Le principal expéditeur de l'embranchement est la Parrish & Heimbecker. La New Life Mills Limited (ci-après New Life), division de la Parrish & Heimbecker, exploite une meunerie établie à Hanover, dans l'embranchement. Dans son mémoire, New Life disait qu'elle expédie quelque 40 000 tonnes de farine par année vers les marchés intérieurs et vers les marchés d'exportation, via les ports de Montréal et de Halifax. De plus, la Parrish & Heimbecker possède et exploite la Great Lakes Elevator Company Limited, dont les installations sont établies en bordure des voies de la demanderesse à Owen Sound. Pendant la saison de navigation, le blé reçu vient de Thunder Bay à bord de laquiers et est transféré dans l'élévateur. New Life ajoutait que pendant une période de quatre mois où le transport par navire n'est pas possible, l'exploitation de ses installations serait plus efficace si le blé en provenance de Thunder Bay était livré par train directement à sa meunerie de Hanover. New Life ajoutait qu'il était impossible de procéder de la sorte, étant donné les tarifs élevés qu'exige la demanderesse pour l'acheminement du trafic. Comme la preuve le démontre, en 1990 New Life et la demanderesse ont eu recours à un processus d'arbitrage et New Life a obtenu un prix pour le transport en provenance de la meunerie de Hanover. Par conséquent, le trafic pourrait connaître une augmentation dans un avenir prévisible.
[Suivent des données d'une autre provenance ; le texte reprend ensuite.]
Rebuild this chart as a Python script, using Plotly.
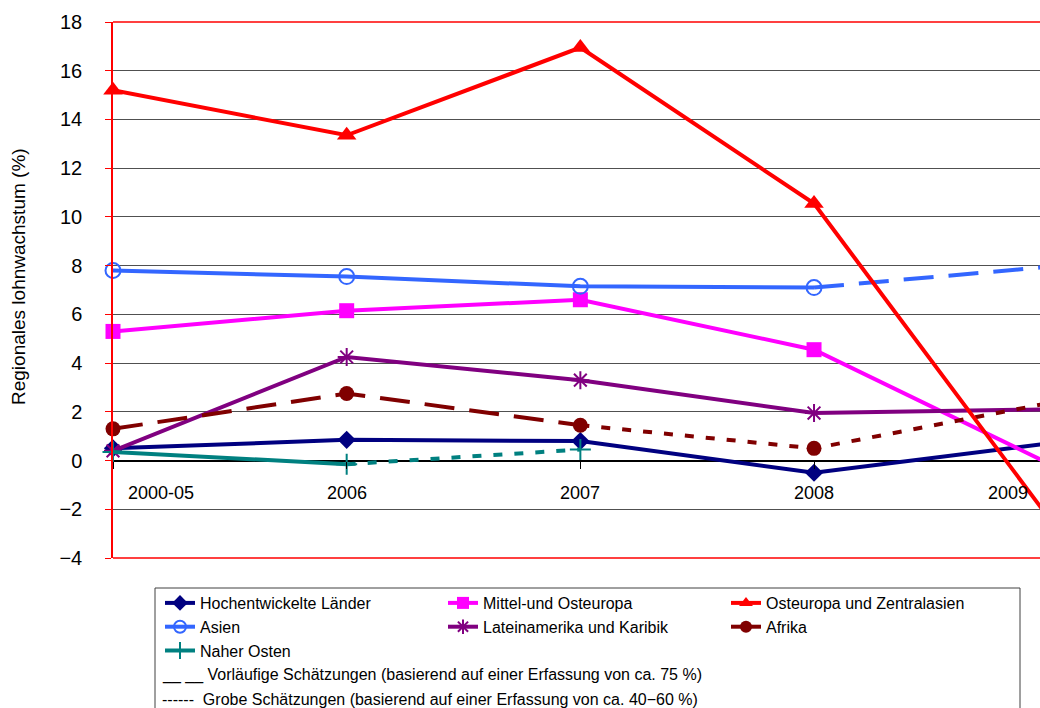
import plotly.graph_objects as go

categories = ["2000-05", "2006", "2007", "2008", "2009"]
x_pos = [0, 1, 2, 3, 4]

hochentwickelt = [0.5, 0.85, 0.8, -0.5, 0.7]
mittel_osteuropa = [5.3, 6.15, 6.6, 4.55, -0.1]
osteuropa_zentralasien = [15.2, 13.35, 16.95, 10.55, -2.3]
asien = [7.8, 7.55, 7.15, 7.1, 7.95]
lateinamerika = [0.4, 4.25, 3.3, 1.95, 2.1]
afrika = [1.3, 2.75, 1.45, 0.5, 2.35]
naher_osten = [0.35, -0.15, 0.45, None, None]

y_ticks = [-4, -2, 0, 2, 4, 6, 8, 10, 12, 14, 16, 18]

FONT = "Liberation Sans, Arial, sans-serif"
LONG = "30px,15px"
SHORT = "9px,12px"

series = [
    # name, values, color, symbol, marker size, segment styles
    ("Hochentwickelte Länder", hochentwickelt, "#000080", "diamond", 14,
     ["solid", "solid", "solid", "solid"]),
    ("Mittel-und Osteuropa", mittel_osteuropa, "#FF00FF", "square", 15,
     ["solid", "solid", "solid", "solid"]),
    ("Asien", asien, "#3366FF", "circle-open", 15,
     ["solid", "solid", "solid", LONG]),
    ("Lateinamerika und Karibik", lateinamerika, "#800080", "asterisk-open", 15,
     ["solid", "solid", "solid", "solid"]),
    ("Afrika", afrika, "#800000", "circle", 15,
     [LONG, LONG, SHORT, SHORT]),
    ("Naher Osten", naher_osten, "#008080", "cross-thin-open", 15,
     ["solid", SHORT]),
    ("Osteuropa und Zentralasien", osteuropa_zentralasien, "#FF0000", "triangle-up", 17,
     ["solid", "solid", "solid", "solid"]),
]
legend_order = ["Hochentwickelte Länder", "Mittel-und Osteuropa", "Osteuropa und Zentralasien",
                "Asien", "Lateinamerika und Karibik", "Afrika", "Naher Osten"]

fig = go.Figure()


def marker_style(color, symbol, size):
    open_sym = symbol.endswith("open")
    return dict(symbol=symbol, size=size, color=color,
                line=dict(color=color, width=2 if open_sym else 0))


for name, vals, color, symbol, msize, styles in series:
    i = 0
    n = len(styles)
    while i < n:
        j = i
        while j + 1 < n and styles[j + 1] == styles[i]:
            j += 1
        fig.add_trace(go.Scatter(
            x=x_pos[i:j + 2], y=vals[i:j + 2], mode="lines",
            line=dict(color=color, width=4, dash=styles[i]),
            showlegend=False, hoverinfo="skip"))
        i = j + 1
    fig.add_trace(go.Scatter(
        x=x_pos[:4], y=vals[:4], mode="markers",
        marker=marker_style(color, symbol, msize),
        cliponaxis=False, showlegend=False, name=name))

lookup = {s[0]: s for s in series}
for name in legend_order:
    _, vals, color, symbol, msize, styles = lookup[name]
    fig.add_trace(go.Scatter(
        x=[None], y=[None], mode="lines+markers", name=name,
        line=dict(color=color, width=4),
        marker=marker_style(color, symbol, min(msize, 12))))

ann = []
for k, lab in enumerate(categories):
    if k == 0:
        ann.append(dict(x=x_pos[k], y=0, xref="x", yref="y", text=lab, showarrow=False,
                        xanchor="left", yanchor="middle", xshift=13, yshift=-32))
    elif k == len(categories) - 1:
        ann.append(dict(x=1, y=0, xref="x domain", yref="y", text=lab, showarrow=False,
                        xanchor="right", yanchor="middle", xshift=-10, yshift=-32))
    else:
        ann.append(dict(x=x_pos[k], y=0, xref="x", yref="y", text=lab, showarrow=False,
                        xanchor="center", yanchor="middle", yshift=-32))
for a in ann:
    a["font"] = dict(family=FONT, size=18, color="black")

notes = ["__ __ Vorläufige Schätzungen (basierend auf einer Erfassung von ca. 75 %)",
         "------  Grobe Schätzungen (basierend auf einer Erfassung von ca. 40−60 %)"]
for k, t in enumerate(notes):
    ann.append(dict(x=(160 - 113) / 927, y=(558 - (675 + 24 * k)) / 536, xref="paper", yref="paper",
                    text=t, showarrow=False, xanchor="left", yanchor="middle",
                    font=dict(family=FONT, size=16, color="black")))

# y-axis title
ann.append(dict(x=(18 - 113) / 927, y=(558 - 277) / 536, xref="paper", yref="paper",
                text="Regionales lohnwachstum (%)",
                showarrow=False, textangle=-90, xanchor="center", yanchor="middle",
                font=dict(family=FONT, size=19, color="black")))

shapes = [
    dict(type="line", xref="paper", yref="paper", x0=0, x1=1, y0=1, y1=1,
         line=dict(color="#FF0000", width=1.5)),
    dict(type="line", xref="paper", yref="paper", x0=0, x1=1, y0=0, y1=0,
         line=dict(color="#FF0000", width=1.5)),
    dict(type="rect", xref="paper", yref="paper",
         x0=(155 - 113) / 927, x1=(1020 - 113) / 927,
         y0=(558 - 730) / 536, y1=(558 - 588) / 536,
         line=dict(color="#404040", width=1), fillcolor="rgba(0,0,0,0)"),
]

fig.update_layout(
    width=1040, height=708,
    margin=dict(l=113, r=0, t=22, b=150),
    paper_bgcolor="white", plot_bgcolor="white",
    font=dict(family=FONT, size=16, color="black"),
    xaxis=dict(range=[0, 3.967], anchor="free", position=4 / 22,
               tickvals=x_pos, ticks="outside", ticklen=7, tickcolor="black",
               showticklabels=False, showgrid=False, showline=False, zeroline=False),
    yaxis=dict(range=[-4, 18], tickvals=y_ticks, showgrid=True, gridcolor="#505050", gridwidth=1,
               zeroline=True, zerolinecolor="black", zerolinewidth=1.5,
               showline=True, linecolor="#FF0000", linewidth=1.5,
               ticks="outside", ticklen=6, tickcolor="#FF0000",
               tickfont=dict(family=FONT, size=20, color="black"), ticklabelstandoff=19),
    legend=dict(orientation="h", x=(160 - 113) / 927, y=(558 - 586) / 536,
                xanchor="left", yanchor="top", entrywidth=238, entrywidthmode="pixels",
                font=dict(family=FONT, size=16, color="black"),
                bgcolor="rgba(0,0,0,0)", tracegroupgap=0),
    annotations=ann, shapes=shapes,
)

fig.write_html("out.html")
La Speare Seeds, établie elle aussi le long de la subdivision Owen Sound, à Harriston, a fait savoir qu'elle faisait venir du nord de l'Alberta dix wagons-trémies de semences qui seront traitées et expédiées vers les marchés d'exportation. L'entreprise ajoutait qu'elle prévoyait que ce trafic deviendrait régulier et que dans cette perspective, elle avait installé deux bacs de stockage supplémentaires. La Speare Seeds précisait qu'il était impossible de transporter les semences par camion.

Des interventions ont également été reçues du ministère des Transports et du ministère de l'Industrie, du Commerce et de la Technologie de la province d'Ontario, ainsi que de diverses villes, municipalités et de particuliers.
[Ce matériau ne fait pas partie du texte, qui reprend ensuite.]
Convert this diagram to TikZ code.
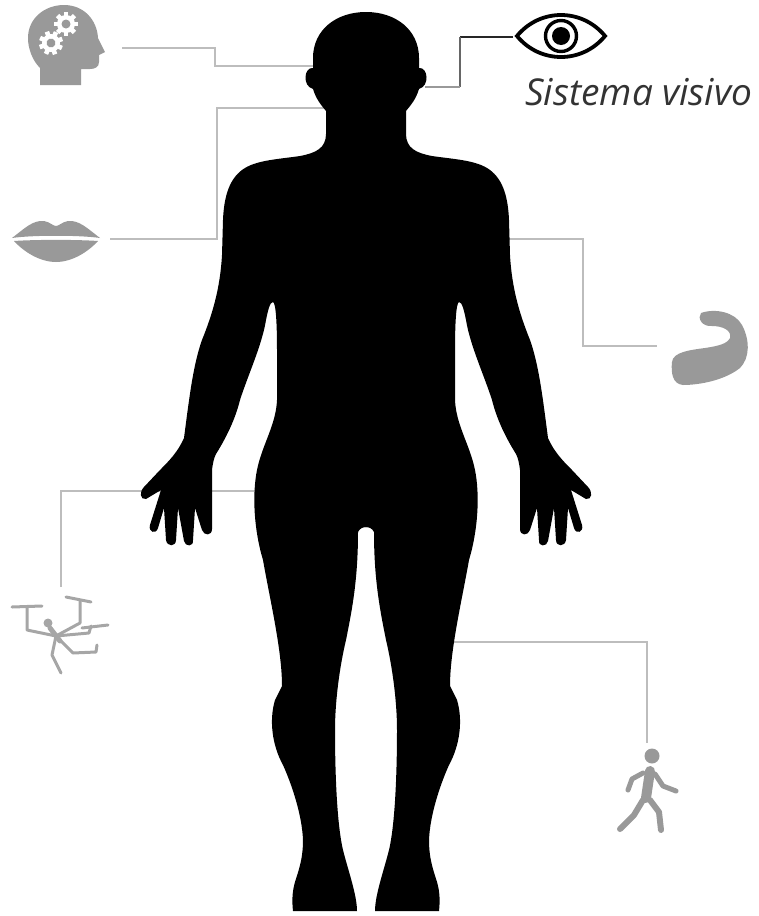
\documentclass[tikz,border=0pt]{standalone}
\usepackage{fontspec}
\newfontfamily\labelfont{Open Sans}
\definecolor{linkgray}{HTML}{BDBDBD}
\definecolor{icongray}{HTML}{999999}
\definecolor{dronegray}{HTML}{A6A6A6}
\definecolor{textgray}{HTML}{333333}
% outline of the left half of the standing figure; the right half is its mirror image
\newcommand\figurehalfpath{
  (367.5,12)
  -- (366,12) .. controls (336,12) and (313,30) .. (313,58)
  -- (313,68) .. controls (304,67) and (302,86) .. (313,89)
  .. controls (316,99) and (321,105) .. (326,111)
  -- (326,134) .. controls (326,148) and (316,153) .. (300,156)
  .. controls (280,159) and (258,160) .. (245,168)
  .. controls (230,177) and (224,195) .. (223,220)
  -- (222,255) .. controls (220,290) and (212,315) .. (202,340)
  .. controls (193,365) and (189,400) .. (184,438)
  .. controls (178,452) and (168,462) .. (160,470)
  -- (144,487) .. controls (139,492) and (140,500) .. (146,499)
  -- (161,490)
  -- (150,525) .. controls (148,532) and (156,535) .. (158,528)
  -- (164,508)
  -- (166,540) .. controls (167,547) and (176,547) .. (176,540)
  -- (178,508)
  -- (184,541) .. controls (185,547) and (194,547) .. (193,540)
  -- (195,508)
  -- (202,530) .. controls (204,536) and (212,536) .. (212,529)
  -- (212,470) .. controls (213,462) and (214,458) .. (216,454)
  .. controls (226,438) and (235,420) .. (240,400)
  .. controls (248,375) and (262,345) .. (266,320)
  .. controls (268,310) and (270,302) .. (273,302)
  .. controls (276,303) and (277,325) .. (277,350)
  -- (277,400) .. controls (276,425) and (262,445) .. (257,470)
  .. controls (252,495) and (254,530) .. (263,560)
  .. controls (270,600) and (282,650) .. (282,686)
  -- (275,700) .. controls (269,720) and (272,745) .. (283,765)
  .. controls (292,785) and (302,815) .. (303,840)
  .. controls (303,860) and (298,872) .. (295,882)
  .. controls (292,892) and (292,902) .. (293,911)
  -- (357,911) .. controls (357,895) and (348,870) .. (343,850)
  .. controls (336,820) and (335,760) .. (335,730)
  .. controls (335,700) and (340,665) .. (346,640)
  .. controls (352,610) and (358,580) .. (358,532)
  .. controls (360,528) and (363,527) .. (367.5,527)
  -- cycle}
\tikzset{
  link/.style={draw=linkgray, line width=2.2pt},
  stroke/.style={draw=icongray, line cap=round, line join=round},
  gear/.pic={
    \fill[white] (0,0) circle (9);
    \foreach \a in {0,45,...,315}
      \fill[white, rotate=\a] (-2.3,-12) rectangle (2.3,-7);
    \fill[icongray] (0,0) circle (4.5);
  }
}
\begin{document}
\begin{tikzpicture}[x=1pt,y=-1pt]
\useasboundingbox (0,0) rectangle (759,916);

% attachment points on the icons
\coordinate (brain) at (122,48);
\coordinate (lips) at (110,239);
\coordinate (eye) at (513,37);
\coordinate (muscle) at (657,346);
\coordinate (drone) at (61,587);
\coordinate (walker) at (647,743);
% attachment points on the figure
\coordinate (headL) at (316,66);
\coordinate (neckL) at (326,108);
\coordinate (earR) at (425,87);
\coordinate (shoulderR) at (505,239);
\coordinate (hipL) at (262,491);
\coordinate (legR) at (450,642);

% connectors, drawn first so the figure covers their ends
\draw[link] (brain) -- ++(93,0) |- (headL);
\draw[link] (lips) -- ++(107,0) |- (neckL);
\draw[link] (shoulderR) -- ++(78,0) |- (muscle);
\draw[link] (drone) |- (hipL);
\draw[link] (legR) -| (walker);
\draw[line width=2.2pt, black!85] (eye) -- ++(-53,0) coordinate (eyebend);
\draw[line width=2.2pt, black!60] (eyebend) -- (eyebend |- earR) coordinate (eyelow);
\draw[line width=2.2pt, black!40] (eyelow) -- (earR);

% the figure
\fill[black] \figurehalfpath;
\begin{scope}[cm={-1,0,0,1,(732pt,0pt)}]
  \fill[black] \figurehalfpath;
\end{scope}

% head with gears
\fill[icongray] (40,85) -- (40,68) .. controls (32,60) and (28,48) .. (28,38)
  .. controls (28,18) and (45,5) .. (64,5) .. controls (84,5) and (97,20) .. (98,38)
  -- (105,52) -- (99,55) -- (99,62) .. controls (99,67) and (95,69) .. (90,69)
  -- (81,69) -- (81,85) -- cycle;
\pic at (66,24) {gear};
\pic[rotate=20] at (51,43) {gear};

% lips
\fill[icongray] (12,238) .. controls (25,228) and (33,220) .. (44,221)
  .. controls (50,222) and (53,226) .. (56,226) .. controls (59,226) and (62,222) .. (68,221)
  .. controls (79,220) and (87,228) .. (100,238) .. controls (80,235) and (32,235) .. (12,238) -- cycle;
\fill[icongray] (14,241) .. controls (35,239.5) and (77,239.5) .. (98,241)
  .. controls (88,252) and (72,262) .. (56,262) .. controls (40,262) and (24,252) .. (14,241) -- cycle;

% eye
\draw[black, line width=3.8pt] (517,36) .. controls (540,8) and (582,8) .. (605,36)
  .. controls (582,64) and (540,64) .. (517,36) -- cycle;
\draw[black, line width=3.4pt] (561,36) circle (15.5);
\fill[black] (561,36) circle (9);
\node[anchor=base west, inner sep=0pt, text=textgray,
      font=\labelfont\itshape\fontsize{37}{37}\selectfont] (eyelabel) at (525,105) {Sistema visivo};

% flexed arm
\fill[icongray] (701,313) .. controls (715,308) and (735,312) .. (742,325)
  .. controls (750,340) and (750,358) .. (740,368)
  .. controls (725,380) and (700,385) .. (683,385)
  .. controls (672,384) and (671,372) .. (672,362)
  .. controls (673,352) and (690,350) .. (705,348)
  .. controls (718,346) and (727,344) .. (730,338)
  .. controls (732,330) and (722,326) .. (712,326)
  .. controls (702,327) and (697,318) .. (701,313) -- cycle;

% drone
\begin{scope}[draw=dronegray, line width=3pt, line cap=round, line join=round]
  \fill[dronegray] (48,623) circle (4.5);
  \draw (56,636) -- (27,630) -- (27,608);
  \draw (12,607) -- (42,606);
  \draw (56,636) -- (80,623) -- (80,601);
  \draw (66,597) -- (91,602);
  \draw (56,636) -- (89,633) -- (91,626);
  \draw (82,628) -- (108,625);
  \draw (56,636) -- (73,653) -- (96,652) -- (97,645);
  \draw (56,636) -- (52,655) -- (61,673);
  \draw[line width=5pt] (50,628) -- (60,641);
\end{scope}

% walking person
\fill[icongray] (652,756) circle (7.5);
\draw[stroke, line width=10pt] (650,771) -- (646,798);
\draw[stroke, line width=5pt] (655,774) -- (663,786) -- (676,791);
\draw[stroke, line width=5pt] (643,773) -- (632,779) -- (628,790);
\draw[stroke, line width=6pt] (643,800) -- (634,815) -- (620,829);
\draw[stroke, line width=6pt] (650,800) -- (659,812) -- (661,830);
\end{tikzpicture}
\end{document}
Après examen de tous les mémoires reçus, l'Office détermine qu'il y a des motifs de croire que l'exploitation des embranchements puisse devenir rentable dans un avenir prévisible. L'Office doit tout de même ordonner l'abandon des embranchements, à moins qu'il ne détermine que leur exploitation est nécessaire dans l'intérêt public. Pour procéder à cette détermination, l'Office doit examiner toutes les questions qui, à son avis, sont liées à l'intérêt public, y compris les questions énumérées à l'article 167 de la LTN 1987.

Les pertes réelles enregistrées dans les subdivisions Kincardine et Newton pour le dernier exercice réglementaire, celui de 1989, ont été de 117 325 $ seulement. Comme nous l'avons dit précédemment, l'Office a déterminé que même si le trafic de ces deux embranchements est inférieur aux prévisions des expéditeurs, cette diminution est en partie attribuable à la conjoncture économique, et que le trafic se rétablira dans un avenir prévisible. Le trafic de la subdivision Kincardine a été constant au cours des ans, et on peut prévoir qu'il connaîtra une augmentation sensible dans un avenir prévisible. Par conséquent, l'Office détermine dans l'intérêt public que l'exploitation des subdivisions Kincardine et Newton doit se poursuivre.

Dans la subdivision Owen Sound, les pertes ont été de 450 043 $ en 1989. Bien que ce montant semble substantiel, l'Office détermine aussi qu'il y a lieu d'attendre pour voir si l'augmentation du trafic attendue dans un avenir prévisible se concrétisera. Le cas échéant, les avantages qu'en retireraient les collectivités de la région justifieraient à eux seuls le maintien du service ferroviaire.

ADJUDICATION DES FRAIS

Le 17 septembre 1990, New Life a déposé un avis de requête auprès de l'Office lui demandant d'ordonner à la demanderesse de dévoiler certains documents afin de lui permettre de s'opposer utilement aux réexamens des demandes et que les frais de l'avis de requête soient adjugés en faveur de New Life étant donné le refus injustifié de la demanderesse de lui fournir les renseignements.

En matière d'attribution des frais, l'Office peut agir à sa discrétion et évalue chaque cas au mérite.

Par lettre du 23 octobre 1990, l'Office a avisé New Life qu'il n'ordonnerait pas à la demanderesse de produire les documents car New Life n'avait pas démontré la façon dont elle se servirait des renseignements pour aider l'Office dans l'étude de ses cas.

Par conséquent, l'Office détermine que la demande d'adjudication des frais relativement à ces cas est rejetée.

CONCLUSIONS

En conséquence, après avoir examiné tous les éléments de preuve déposés devant lui, l'Office détermine par les présentes que ces embranchements ne sont pas rentables, qu'il y a des motifs de croire qu'ils puissent le devenir dans un avenir prévisible et que leur exploitation est nécessaire dans l'intérêt public.

L'Office a procédé à ces déterminations en vertu de l'article 166 de la LTN 1987 et, par conséquent, conclut que l'exploitation de la subdivision Kincardine entre Listowel (point milliaire 1,41) et Wingham (point milliaire 30,34), de la subdivision Newton entre Stratford (point milliaire 1,17) et Palmerston (point milliaire 36,62), y compris un tronçon de 1,41 mille dans la subdivision Kincardine, et de la subdivision Owen Sound entre Palmerston (point milliaire 0,00) et Owen Sound (point milliaire 71,43), soit une distance totale de 137,22 milles, toutes situées dans la province d'Ontario, ne doit pas être abandonnée.

L'exploitation des embranchements devra se poursuivre pendant une période d'au moins un an après la date de l'arrêté, après quoi l'Office réexaminera les demandes conformément à l'article 171 de la LTN 1987.